--- start of SOURCE DATA ---

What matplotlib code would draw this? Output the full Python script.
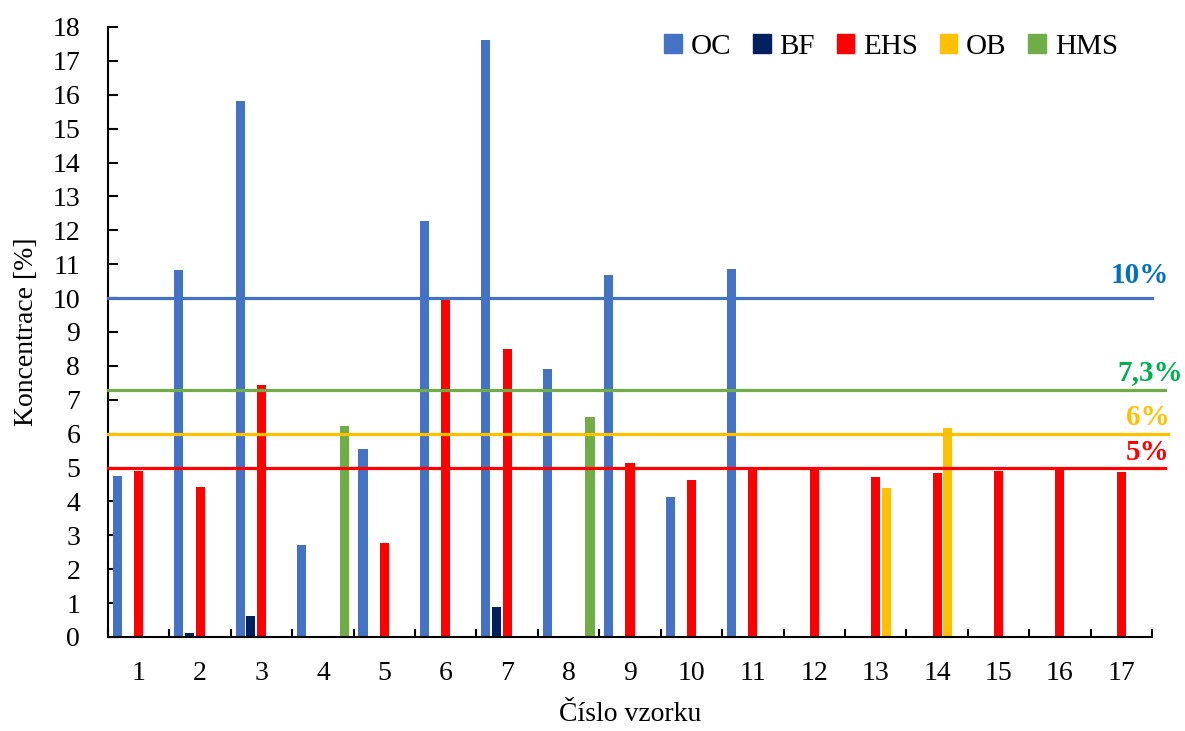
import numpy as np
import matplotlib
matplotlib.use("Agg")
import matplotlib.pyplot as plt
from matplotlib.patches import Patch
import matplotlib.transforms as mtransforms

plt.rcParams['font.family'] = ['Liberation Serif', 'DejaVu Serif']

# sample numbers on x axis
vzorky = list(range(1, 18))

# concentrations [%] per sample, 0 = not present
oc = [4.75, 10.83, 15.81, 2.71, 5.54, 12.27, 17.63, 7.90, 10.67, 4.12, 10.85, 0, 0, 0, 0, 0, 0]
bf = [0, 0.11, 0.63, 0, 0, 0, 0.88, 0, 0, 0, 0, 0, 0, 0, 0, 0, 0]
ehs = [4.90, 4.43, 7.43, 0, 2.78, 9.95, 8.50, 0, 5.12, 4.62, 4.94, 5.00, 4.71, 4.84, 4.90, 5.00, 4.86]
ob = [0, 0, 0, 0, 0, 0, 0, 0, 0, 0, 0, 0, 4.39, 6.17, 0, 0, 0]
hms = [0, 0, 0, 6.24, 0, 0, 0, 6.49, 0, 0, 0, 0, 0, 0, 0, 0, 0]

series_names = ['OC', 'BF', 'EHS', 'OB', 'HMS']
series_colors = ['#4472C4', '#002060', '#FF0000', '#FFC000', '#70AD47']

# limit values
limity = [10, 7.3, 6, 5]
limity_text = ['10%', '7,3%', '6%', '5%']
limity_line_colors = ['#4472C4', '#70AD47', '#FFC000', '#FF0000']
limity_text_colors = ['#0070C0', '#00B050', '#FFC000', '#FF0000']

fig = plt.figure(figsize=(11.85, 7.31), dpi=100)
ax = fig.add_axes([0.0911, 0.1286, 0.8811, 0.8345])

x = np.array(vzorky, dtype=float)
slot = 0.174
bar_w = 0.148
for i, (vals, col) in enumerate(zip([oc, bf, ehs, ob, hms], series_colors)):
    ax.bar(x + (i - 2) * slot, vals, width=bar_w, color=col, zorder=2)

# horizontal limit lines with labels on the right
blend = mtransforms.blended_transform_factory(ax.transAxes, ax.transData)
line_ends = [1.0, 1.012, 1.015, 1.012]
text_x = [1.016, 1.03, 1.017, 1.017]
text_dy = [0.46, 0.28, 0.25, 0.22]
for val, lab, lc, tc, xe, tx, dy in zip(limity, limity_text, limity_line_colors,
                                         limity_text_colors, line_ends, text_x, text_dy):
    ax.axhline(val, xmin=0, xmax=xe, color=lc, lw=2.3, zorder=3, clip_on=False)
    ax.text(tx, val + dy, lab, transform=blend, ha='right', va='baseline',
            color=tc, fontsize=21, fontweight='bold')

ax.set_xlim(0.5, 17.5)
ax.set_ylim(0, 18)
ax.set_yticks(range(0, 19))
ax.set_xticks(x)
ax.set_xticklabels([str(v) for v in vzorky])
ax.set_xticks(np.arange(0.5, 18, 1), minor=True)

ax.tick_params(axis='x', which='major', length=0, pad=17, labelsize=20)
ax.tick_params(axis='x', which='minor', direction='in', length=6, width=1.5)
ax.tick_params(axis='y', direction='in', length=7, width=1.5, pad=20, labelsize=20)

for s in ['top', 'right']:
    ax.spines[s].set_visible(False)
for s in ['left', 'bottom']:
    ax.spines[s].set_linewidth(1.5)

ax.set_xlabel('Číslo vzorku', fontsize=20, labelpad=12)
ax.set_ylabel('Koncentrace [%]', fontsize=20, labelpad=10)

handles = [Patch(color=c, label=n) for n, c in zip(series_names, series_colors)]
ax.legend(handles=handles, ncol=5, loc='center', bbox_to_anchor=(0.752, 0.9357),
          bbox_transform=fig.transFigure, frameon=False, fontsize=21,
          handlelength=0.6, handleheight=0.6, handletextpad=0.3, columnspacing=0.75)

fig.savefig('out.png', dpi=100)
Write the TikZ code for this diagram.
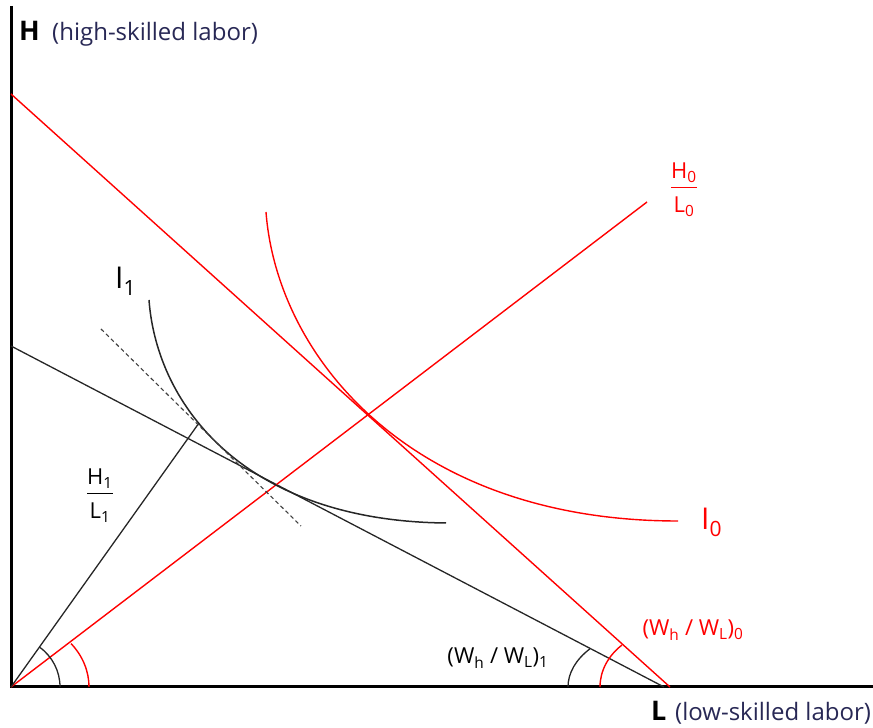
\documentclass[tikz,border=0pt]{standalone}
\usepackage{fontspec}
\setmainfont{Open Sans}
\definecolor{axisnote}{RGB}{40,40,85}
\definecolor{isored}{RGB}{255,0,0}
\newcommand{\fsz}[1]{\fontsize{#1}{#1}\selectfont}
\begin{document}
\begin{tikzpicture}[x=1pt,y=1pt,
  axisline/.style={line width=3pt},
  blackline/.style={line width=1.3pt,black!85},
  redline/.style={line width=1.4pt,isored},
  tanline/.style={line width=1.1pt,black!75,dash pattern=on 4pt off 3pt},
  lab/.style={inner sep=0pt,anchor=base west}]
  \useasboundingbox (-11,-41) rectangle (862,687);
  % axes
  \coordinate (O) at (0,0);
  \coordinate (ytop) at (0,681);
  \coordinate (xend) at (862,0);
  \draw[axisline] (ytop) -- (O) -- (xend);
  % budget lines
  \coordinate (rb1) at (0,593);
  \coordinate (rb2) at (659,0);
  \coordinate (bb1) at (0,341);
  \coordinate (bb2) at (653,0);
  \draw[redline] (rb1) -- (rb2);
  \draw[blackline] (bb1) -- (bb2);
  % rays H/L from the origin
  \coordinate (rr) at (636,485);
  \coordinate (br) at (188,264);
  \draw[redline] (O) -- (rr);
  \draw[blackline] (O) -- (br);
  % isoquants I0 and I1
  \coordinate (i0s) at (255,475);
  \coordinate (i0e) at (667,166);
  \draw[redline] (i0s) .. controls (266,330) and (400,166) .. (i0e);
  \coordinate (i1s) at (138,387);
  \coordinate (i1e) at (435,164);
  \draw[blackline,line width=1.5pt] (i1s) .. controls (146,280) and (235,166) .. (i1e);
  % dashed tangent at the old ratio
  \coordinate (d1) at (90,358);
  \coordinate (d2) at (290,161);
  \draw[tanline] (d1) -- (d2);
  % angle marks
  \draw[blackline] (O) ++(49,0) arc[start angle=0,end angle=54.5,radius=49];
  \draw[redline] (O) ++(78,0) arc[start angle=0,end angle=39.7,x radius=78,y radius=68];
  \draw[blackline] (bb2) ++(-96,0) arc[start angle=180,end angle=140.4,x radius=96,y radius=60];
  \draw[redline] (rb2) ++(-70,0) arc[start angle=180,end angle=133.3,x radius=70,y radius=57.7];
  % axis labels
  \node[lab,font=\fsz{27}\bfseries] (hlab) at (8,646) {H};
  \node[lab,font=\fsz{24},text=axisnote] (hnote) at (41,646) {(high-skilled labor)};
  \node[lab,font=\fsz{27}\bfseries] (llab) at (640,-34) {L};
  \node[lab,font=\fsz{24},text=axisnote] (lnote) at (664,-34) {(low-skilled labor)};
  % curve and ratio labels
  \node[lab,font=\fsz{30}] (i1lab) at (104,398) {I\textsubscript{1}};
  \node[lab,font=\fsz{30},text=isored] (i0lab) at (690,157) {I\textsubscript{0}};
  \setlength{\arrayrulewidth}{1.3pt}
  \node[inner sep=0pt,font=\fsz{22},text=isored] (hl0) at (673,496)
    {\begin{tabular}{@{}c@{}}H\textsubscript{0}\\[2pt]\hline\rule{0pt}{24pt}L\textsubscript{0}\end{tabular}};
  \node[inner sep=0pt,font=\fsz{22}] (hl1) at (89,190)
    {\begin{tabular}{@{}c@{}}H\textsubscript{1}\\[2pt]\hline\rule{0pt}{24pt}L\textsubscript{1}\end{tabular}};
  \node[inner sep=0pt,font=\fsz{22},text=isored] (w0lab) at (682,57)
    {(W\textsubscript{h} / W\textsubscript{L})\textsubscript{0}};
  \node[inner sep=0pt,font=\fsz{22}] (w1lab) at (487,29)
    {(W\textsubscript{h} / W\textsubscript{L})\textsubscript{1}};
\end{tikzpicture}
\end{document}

--- end of SOURCE DATA ---

WRITTEN TASK:
Return the full material word for word. Do not include the pictures.

EXERCISE RESULT:
What matplotlib code would draw this? Output the full Python script.
import numpy as np
import matplotlib
matplotlib.use("Agg")
import matplotlib.pyplot as plt
from matplotlib.patches import Patch
import matplotlib.transforms as mtransforms

plt.rcParams['font.family'] = ['Liberation Serif', 'DejaVu Serif']

# sample numbers on x axis
vzorky = list(range(1, 18))

# concentrations [%] per sample, 0 = not present
oc = [4.75, 10.83, 15.81, 2.71, 5.54, 12.27, 17.63, 7.90, 10.67, 4.12, 10.85, 0, 0, 0, 0, 0, 0]
bf = [0, 0.11, 0.63, 0, 0, 0, 0.88, 0, 0, 0, 0, 0, 0, 0, 0, 0, 0]
ehs = [4.90, 4.43, 7.43, 0, 2.78, 9.95, 8.50, 0, 5.12, 4.62, 4.94, 5.00, 4.71, 4.84, 4.90, 5.00, 4.86]
ob = [0, 0, 0, 0, 0, 0, 0, 0, 0, 0, 0, 0, 4.39, 6.17, 0, 0, 0]
hms = [0, 0, 0, 6.24, 0, 0, 0, 6.49, 0, 0, 0, 0, 0, 0, 0, 0, 0]

series_names = ['OC', 'BF', 'EHS', 'OB', 'HMS']
series_colors = ['#4472C4', '#002060', '#FF0000', '#FFC000', '#70AD47']

# limit values
limity = [10, 7.3, 6, 5]
limity_text = ['10%', '7,3%', '6%', '5%']
limity_line_colors = ['#4472C4', '#70AD47', '#FFC000', '#FF0000']
limity_text_colors = ['#0070C0', '#00B050', '#FFC000', '#FF0000']

fig = plt.figure(figsize=(11.85, 7.31), dpi=100)
ax = fig.add_axes([0.0911, 0.1286, 0.8811, 0.8345])

x = np.array(vzorky, dtype=float)
slot = 0.174
bar_w = 0.148
for i, (vals, col) in enumerate(zip([oc, bf, ehs, ob, hms], series_colors)):
    ax.bar(x + (i - 2) * slot, vals, width=bar_w, color=col, zorder=2)

# horizontal limit lines with labels on the right
blend = mtransforms.blended_transform_factory(ax.transAxes, ax.transData)
line_ends = [1.0, 1.012, 1.015, 1.012]
text_x = [1.016, 1.03, 1.017, 1.017]
text_dy = [0.46, 0.28, 0.25, 0.22]
for val, lab, lc, tc, xe, tx, dy in zip(limity, limity_text, limity_line_colors,
                                         limity_text_colors, line_ends, text_x, text_dy):
    ax.axhline(val, xmin=0, xmax=xe, color=lc, lw=2.3, zorder=3, clip_on=False)
    ax.text(tx, val + dy, lab, transform=blend, ha='right', va='baseline',
            color=tc, fontsize=21, fontweight='bold')

ax.set_xlim(0.5, 17.5)
ax.set_ylim(0, 18)
ax.set_yticks(range(0, 19))
ax.set_xticks(x)
ax.set_xticklabels([str(v) for v in vzorky])
ax.set_xticks(np.arange(0.5, 18, 1), minor=True)

ax.tick_params(axis='x', which='major', length=0, pad=17, labelsize=20)
ax.tick_params(axis='x', which='minor', direction='in', length=6, width=1.5)
ax.tick_params(axis='y', direction='in', length=7, width=1.5, pad=20, labelsize=20)

for s in ['top', 'right']:
    ax.spines[s].set_visible(False)
for s in ['left', 'bottom']:
    ax.spines[s].set_linewidth(1.5)

ax.set_xlabel('Číslo vzorku', fontsize=20, labelpad=12)
ax.set_ylabel('Koncentrace [%]', fontsize=20, labelpad=10)

handles = [Patch(color=c, label=n) for n, c in zip(series_names, series_colors)]
ax.legend(handles=handles, ncol=5, loc='center', bbox_to_anchor=(0.752, 0.9357),
          bbox_transform=fig.transFigure, frameon=False, fontsize=21,
          handlelength=0.6, handleheight=0.6, handletextpad=0.3, columnspacing=0.75)

fig.savefig('out.png', dpi=100)
Write the TikZ code for this diagram.
\documentclass[tikz,border=0pt]{standalone}
\usepackage{fontspec}
\setmainfont{Open Sans}
\definecolor{axisnote}{RGB}{40,40,85}
\definecolor{isored}{RGB}{255,0,0}
\newcommand{\fsz}[1]{\fontsize{#1}{#1}\selectfont}
\begin{document}
\begin{tikzpicture}[x=1pt,y=1pt,
  axisline/.style={line width=3pt},
  blackline/.style={line width=1.3pt,black!85},
  redline/.style={line width=1.4pt,isored},
  tanline/.style={line width=1.1pt,black!75,dash pattern=on 4pt off 3pt},
  lab/.style={inner sep=0pt,anchor=base west}]
  \useasboundingbox (-11,-41) rectangle (862,687);
  % axes
  \coordinate (O) at (0,0);
  \coordinate (ytop) at (0,681);
  \coordinate (xend) at (862,0);
  \draw[axisline] (ytop) -- (O) -- (xend);
  % budget lines
  \coordinate (rb1) at (0,593);
  \coordinate (rb2) at (659,0);
  \coordinate (bb1) at (0,341);
  \coordinate (bb2) at (653,0);
  \draw[redline] (rb1) -- (rb2);
  \draw[blackline] (bb1) -- (bb2);
  % rays H/L from the origin
  \coordinate (rr) at (636,485);
  \coordinate (br) at (188,264);
  \draw[redline] (O) -- (rr);
  \draw[blackline] (O) -- (br);
  % isoquants I0 and I1
  \coordinate (i0s) at (255,475);
  \coordinate (i0e) at (667,166);
  \draw[redline] (i0s) .. controls (266,330) and (400,166) .. (i0e);
  \coordinate (i1s) at (138,387);
  \coordinate (i1e) at (435,164);
  \draw[blackline,line width=1.5pt] (i1s) .. controls (146,280) and (235,166) .. (i1e);
  % dashed tangent at the old ratio
  \coordinate (d1) at (90,358);
  \coordinate (d2) at (290,161);
  \draw[tanline] (d1) -- (d2);
  % angle marks
  \draw[blackline] (O) ++(49,0) arc[start angle=0,end angle=54.5,radius=49];
  \draw[redline] (O) ++(78,0) arc[start angle=0,end angle=39.7,x radius=78,y radius=68];
  \draw[blackline] (bb2) ++(-96,0) arc[start angle=180,end angle=140.4,x radius=96,y radius=60];
  \draw[redline] (rb2) ++(-70,0) arc[start angle=180,end angle=133.3,x radius=70,y radius=57.7];
  % axis labels
  \node[lab,font=\fsz{27}\bfseries] (hlab) at (8,646) {H};
  \node[lab,font=\fsz{24},text=axisnote] (hnote) at (41,646) {(high-skilled labor)};
  \node[lab,font=\fsz{27}\bfseries] (llab) at (640,-34) {L};
  \node[lab,font=\fsz{24},text=axisnote] (lnote) at (664,-34) {(low-skilled labor)};
  % curve and ratio labels
  \node[lab,font=\fsz{30}] (i1lab) at (104,398) {I\textsubscript{1}};
  \node[lab,font=\fsz{30},text=isored] (i0lab) at (690,157) {I\textsubscript{0}};
  \setlength{\arrayrulewidth}{1.3pt}
  \node[inner sep=0pt,font=\fsz{22},text=isored] (hl0) at (673,496)
    {\begin{tabular}{@{}c@{}}H\textsubscript{0}\\[2pt]\hline\rule{0pt}{24pt}L\textsubscript{0}\end{tabular}};
  \node[inner sep=0pt,font=\fsz{22}] (hl1) at (89,190)
    {\begin{tabular}{@{}c@{}}H\textsubscript{1}\\[2pt]\hline\rule{0pt}{24pt}L\textsubscript{1}\end{tabular}};
  \node[inner sep=0pt,font=\fsz{22},text=isored] (w0lab) at (682,57)
    {(W\textsubscript{h} / W\textsubscript{L})\textsubscript{0}};
  \node[inner sep=0pt,font=\fsz{22}] (w1lab) at (487,29)
    {(W\textsubscript{h} / W\textsubscript{L})\textsubscript{1}};
\end{tikzpicture}
\end{document}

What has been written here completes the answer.